The High Court has ruled that a council’s refusal to list local sports field as an asset of community value was unlawful. Jenny Wigley QC analyses the judgment.
Supporters of TV Harrison CIC, a community interest company, are celebrating an important victory after a High Court Judge ruled that Leeds City Council’s refusal to list a longstanding sports field as an asset of community value (‘ACV’) was unlawful.
The judgment in TV Harrison CIC, R (On the Application Of) v Leeds School Sports Association  EWHC 130 quashes Leeds City Council’s decision not to include the land in its list of ACVs. It also provides important clarity as to the correct interpretation of the law regarding the listing of ACVs.
TV Harrison Sports Ground is a historic local facility that had been restored by the local community and used for recreational activities, informal football matches, fundraising events and other community sports and social activities.
The claimant’s predecessor had applied to add the sports ground to the council’s list of ACVs. The council first rejected the application in June 2020, but this decision was ultimately quashed by the High Court with the consent of the council in November 2020. The application was then redetermined and refused again by the council on the basis that “it is not realistic to think that there can continue to be non-ancillary use of the site which will further (where or not in the same way) the social well-being or social interests of the local community” (which is the statutory test in section 88(1)(b) of the Localism Act 2011). The council gave as the reason for this conclusion the fact that the land had been allocated for housing in its local plan and that the council had “firm and settled plans” to develop the land for housing.
Mr Justice Lane held that in forming its opinion under section 88(1)(b) in this way, the council had erred in law.
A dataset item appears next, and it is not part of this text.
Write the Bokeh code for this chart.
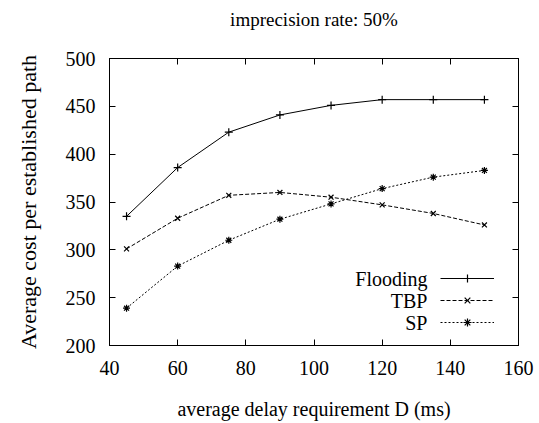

He rejected the council’s argument which relied on the significance of the words ‘in the opinion of the local authority’ in the statutory test.
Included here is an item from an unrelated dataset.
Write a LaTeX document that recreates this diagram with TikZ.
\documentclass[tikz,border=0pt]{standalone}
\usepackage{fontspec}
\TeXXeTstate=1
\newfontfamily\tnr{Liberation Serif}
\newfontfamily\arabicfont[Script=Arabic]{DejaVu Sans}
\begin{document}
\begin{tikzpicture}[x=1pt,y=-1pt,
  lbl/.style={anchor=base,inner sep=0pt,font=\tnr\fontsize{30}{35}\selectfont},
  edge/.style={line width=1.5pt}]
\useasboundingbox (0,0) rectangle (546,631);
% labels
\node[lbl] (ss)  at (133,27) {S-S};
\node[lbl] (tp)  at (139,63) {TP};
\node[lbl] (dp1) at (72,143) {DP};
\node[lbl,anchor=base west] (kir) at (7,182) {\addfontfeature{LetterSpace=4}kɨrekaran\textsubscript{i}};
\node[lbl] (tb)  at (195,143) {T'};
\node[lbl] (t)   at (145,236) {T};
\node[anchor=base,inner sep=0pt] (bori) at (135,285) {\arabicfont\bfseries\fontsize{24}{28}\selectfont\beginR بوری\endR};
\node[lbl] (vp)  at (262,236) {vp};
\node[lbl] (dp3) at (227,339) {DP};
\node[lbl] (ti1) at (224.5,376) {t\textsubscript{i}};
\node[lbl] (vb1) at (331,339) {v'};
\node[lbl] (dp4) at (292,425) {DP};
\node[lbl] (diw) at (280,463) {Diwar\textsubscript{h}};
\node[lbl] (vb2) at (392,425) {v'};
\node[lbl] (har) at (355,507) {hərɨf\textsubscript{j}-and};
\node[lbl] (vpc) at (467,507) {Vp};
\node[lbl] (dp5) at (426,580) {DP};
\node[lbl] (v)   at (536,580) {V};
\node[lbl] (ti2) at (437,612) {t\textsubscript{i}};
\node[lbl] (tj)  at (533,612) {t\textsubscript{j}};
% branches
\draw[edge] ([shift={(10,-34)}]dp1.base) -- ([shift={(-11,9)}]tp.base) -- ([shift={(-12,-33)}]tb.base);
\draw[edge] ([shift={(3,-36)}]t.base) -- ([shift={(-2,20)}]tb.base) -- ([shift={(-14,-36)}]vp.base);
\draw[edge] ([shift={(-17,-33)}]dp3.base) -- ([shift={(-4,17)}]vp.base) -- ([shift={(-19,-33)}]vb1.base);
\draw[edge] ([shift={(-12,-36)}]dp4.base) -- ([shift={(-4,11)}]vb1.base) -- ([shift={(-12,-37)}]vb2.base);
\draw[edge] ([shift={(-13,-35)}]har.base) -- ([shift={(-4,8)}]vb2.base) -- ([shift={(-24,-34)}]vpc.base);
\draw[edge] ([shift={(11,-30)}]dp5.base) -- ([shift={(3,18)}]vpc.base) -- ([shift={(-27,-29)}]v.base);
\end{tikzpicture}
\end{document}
In particular, the judge found that the council had:
- acted contrary to the purpose of the legislation by failing to have regard to material considerations, in particular countervailing factors (such as NPPF policy requirements and the, as yet unmet, requirement on the council to appropriate its land to housing purposes) which might mean that the land could not in the end be developed for housing;
- taken into account immaterial considerations by taking into account the factors which pointed towards the possibility of the site being redeveloped without at the same time taking into account countervailing factors;
- given the appearance of bias through the failures identified in its decision making and against the background of the council having entered into an obligation to use reasonable endeavours to have the ACV nomination dismissed as part of its own development plans;
- failed to understand or give effect to the correct legal test under section 88(1)(b).
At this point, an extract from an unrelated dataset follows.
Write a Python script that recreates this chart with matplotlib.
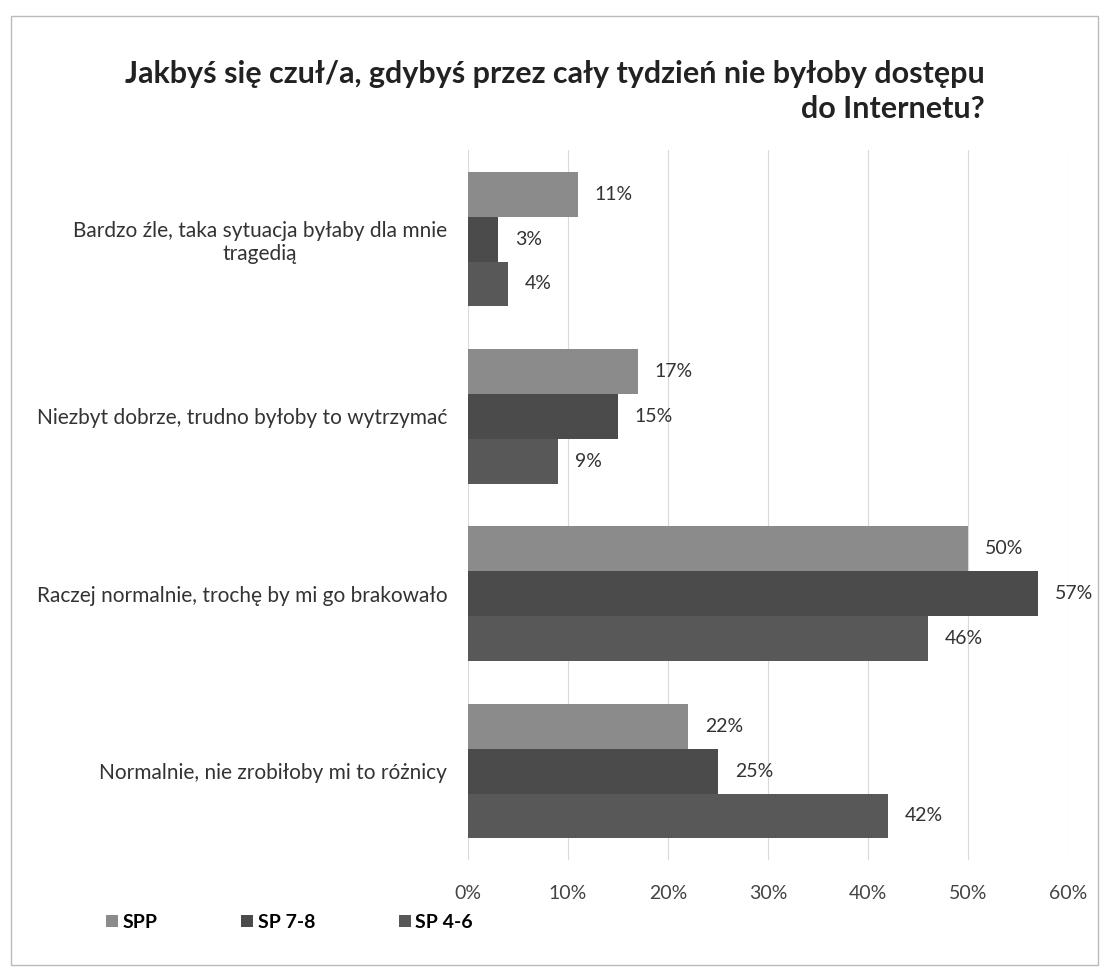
import matplotlib.pyplot as plt
import numpy as np

plt.rcParams['font.family'] = ['Lato', 'DejaVu Sans']

# dane
kategorie = [
    "Bardzo źle, taka sytuacja byłaby dla mnie\ntragedią",
    "Niezbyt dobrze, trudno byłoby to wytrzymać",
    "Raczej normalnie, trochę by mi go brakowało",
    "Normalnie, nie zrobiłoby mi to różnicy",
]
serie = ["SPP", "SP 7-8", "SP 4-6"]
spp = [11, 17, 50, 22]
sp78 = [3, 15, 57, 25]
sp46 = [4, 9, 46, 42]
kolory = ["#8b8b8b", "#4b4b4b", "#585858"]
x_ticks = [0, 10, 20, 30, 40, 50, 60]

fig = plt.figure(figsize=(11.09, 9.77), dpi=100)
ax = fig.add_axes([0.422, 0.12, 0.541, 0.726])

y = np.arange(len(kategorie))
h = 0.253
for i, (wart, nazwa) in enumerate(zip([spp, sp78, sp46], serie)):
    pos = y + (i - 1) * h
    ax.barh(pos, wart, height=h, color=kolory[i], label=nazwa, zorder=2)
    for p, v in zip(pos, wart):
        ax.annotate(f"{v}%", (v, p), xytext=(12, 0), textcoords="offset points",
                    va="center", ha="left", fontsize=14, color="#333333")

ax.set_xlim(0, 60)
ax.set_ylim(3.5, -0.5)
ax.set_yticks(y)
ax.set_yticklabels(kategorie, fontsize=15, color="#333333", ma="center")
ax.set_xticks(x_ticks)
ax.set_xticklabels([f"{t}%" for t in x_ticks], fontsize=14, color="#444444")
ax.tick_params(axis="both", length=0)
ax.tick_params(axis="y", pad=15)
ax.tick_params(axis="x", pad=18)
ax.grid(axis="x", color="#d9d9d9", linewidth=0.8, zorder=0)
for s in ax.spines.values():
    s.set_visible(False)

fig.text(0.888, 0.906, "Jakbyś się czuł/a, gdybyś przez cały tydzień nie byłoby dostępu\ndo Internetu?",
         ha="right", va="center", ma="right", fontsize=22, fontweight="bold",
         color="#222222", linespacing=1.3)

fig.legend(loc="center left", bbox_to_anchor=(0.08, 0.056), ncol=3, frameon=False,
           prop={"weight": "bold", "size": 14}, handlelength=0.6, handleheight=0.6,
           columnspacing=4.3, handletextpad=0.25)

# ramka
fig.add_artist(plt.Rectangle((0.01, 0.012), 0.98, 0.972, transform=fig.transFigure,
                             fill=False, edgecolor="#bbbbbb", linewidth=1))

fig.savefig("out.png", dpi=100)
The judgment contains a helpful discussion of a number of First-tier Tribunal cases involving ACV decisions. While the Judge noted that such decisions had no authority as precedents, it was nevertheless open to him to conclude that the interpretation of the statute put forward in such cases was correct. He set out the following helpful interpretation of section 88(1)(b):
“The legislation does not require there to be only one “realistic” future use of a building or other land. Several possibilities may each be realistic. The legislation does not require a potential future use to be more likely than not to come into being, in order for it to be realistic. The fact that the most likely of a number of scenarios is one which would not satisfy the statutory criteria (eg. a change of use from pub to residential) does not mean that any other potential future use is, without more, rendered unrealistic. It is only if the non-compliant scenario is so likely to occur as to render any compliant scenario unrealistic, that the non-compliant scenario will be determinative of the nomination.”
This sets a useful precedent for future ACV decisions, which previous First-tier Tribunal decisions could not.